Frequently asked tactical questions

1) Are initials enough to avoid liability? No. If the initials + context (office, incident, role) enable identification, liability can still attach.

2) Can I just say “allegedly” or add a disclaimer? No. A talismanic “allegedly” or “rumor has it” does not cure defamatory factual insinuations.

3) What if only a niche group can identify the person? That can be enough. Identification within a limited community satisfies the requirement.

4) If I delete the post, am I safe? Deletion can mitigate but does not erase liability; screenshots and reposts may persist.

5) If readers post the name in the comments, am I liable? You risk liability if you enable, encourage, or retain comments that complete the identification after notice.


Practical templates

A. Editorial pre-publication memo (internal use)

  • What facts are asserted? Source reliability?
  • Could a reasonable third person identify the subject? How?
  • Is this opinion based on disclosed true facts, or a fact claim/innuendo?
  • Is any qualified privilege applicable (fair report, fair comment)?
  • Risk rating (Low/Med/High) and mitigation steps.

B. Takedown/clarification note

  • State what was posted, why it could be read as identifying a specific person, and either clarify (if legitimate opinion) or retract and apologize (if facts were wrong or unnecessary).

Bottom line

  • Blind items are not a safe harbor.

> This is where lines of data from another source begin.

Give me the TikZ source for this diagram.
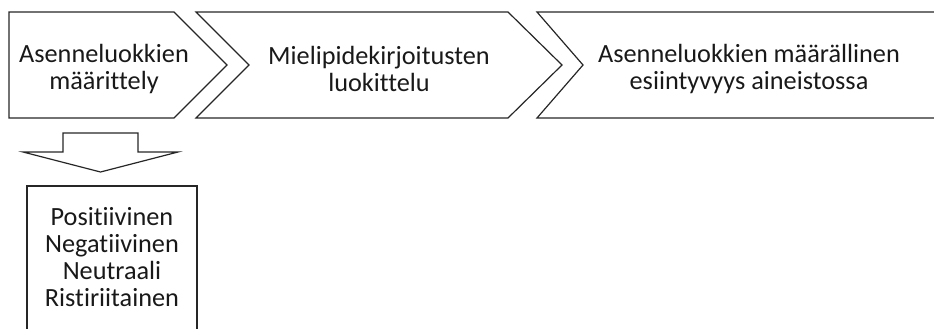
\documentclass[tikz,border=0pt]{standalone}
\usepackage{fontspec}
\setmainfont{Carlito}[RawFeature={-liga;-clig;-dlig}]
\begin{document}
\begin{tikzpicture}[x=0.75pt,y=-0.75pt,
  shapeline/.style={draw=black!85,line width=0.9pt,line join=miter},
  lbl/.style={align=center,font=\fontsize{19.7}{20.2}\selectfont,text=black!90,inner sep=0pt}]
\useasboundingbox (0,0) rectangle (934,328);
\clip (0,0) rectangle (934,328);
% chevrons
\draw[shapeline] (9,12) -- (174,12) -- (227,65) -- (174,118) -- (9,118) -- cycle;
\draw[shapeline] (196,12) -- (508,12) -- (562,65) -- (508,118) -- (196,118) -- (249,65) -- cycle;
\draw[shapeline] (945,12) -- (537,12) -- (583,65) -- (537,118) -- (945,118);
\node[lbl] (c1) at (104,69) {Asenneluokkien\\määrittely};
\node[lbl] (c2) at (379,69) {Mielipidekirjoitusten\\luokittelu};
\node[lbl] (c3) at (749,69) {Asenneluokkien määrällinen\\esiintyvyys aineistossa\hspace{18pt}};
% down arrow
\draw[shapeline] (63,133) -- (138,133) -- (138,152) -- (178,152) -- (100.5,172) -- (23,152) -- (63,152) -- cycle;
% box
\draw[shapeline] (27,186) rectangle (197,340);
\node[lbl] (lst) at (112,257) {Positiivinen\\Negatiivinen\\Neutraali\\Ristiriitainen};
\end{tikzpicture}
\end{document}
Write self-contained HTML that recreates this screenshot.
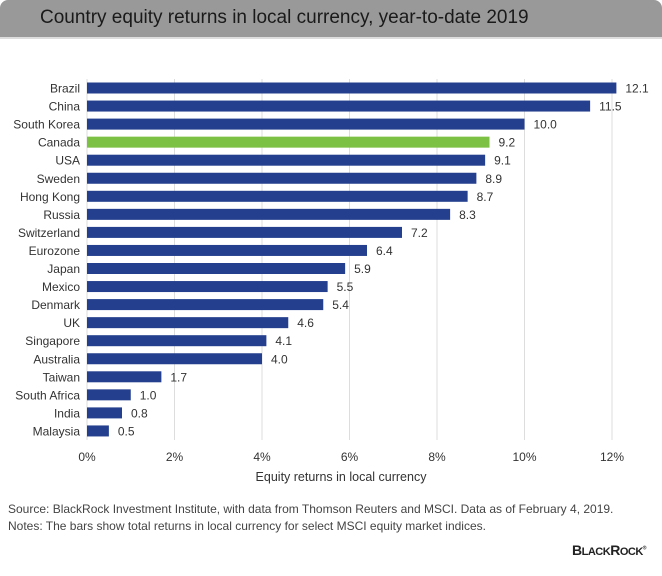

If a person is reasonably identifiable and the content imputes discreditable facts, the elements of libel (or cyberlibel) may be met.
  • Truth + good motives, qualified privilege, and fair comment are potent but fact-sensitive defenses.
  • Creators, editors, and platforms should adopt clear editorial standards, moderation protocols, and rapid response policies to reduce exposure.
  • Subjects of blind items should act quickly to document, demand redress, and pursue criminal and/or civil remedies as appropriate.

This article provides general information on Philippine law and is not a substitute for tailored legal advice. For specific situations, consult Philippine counsel.

Disclaimer: This content is not legal advice and may involve AI assistance. Information may be inaccurate.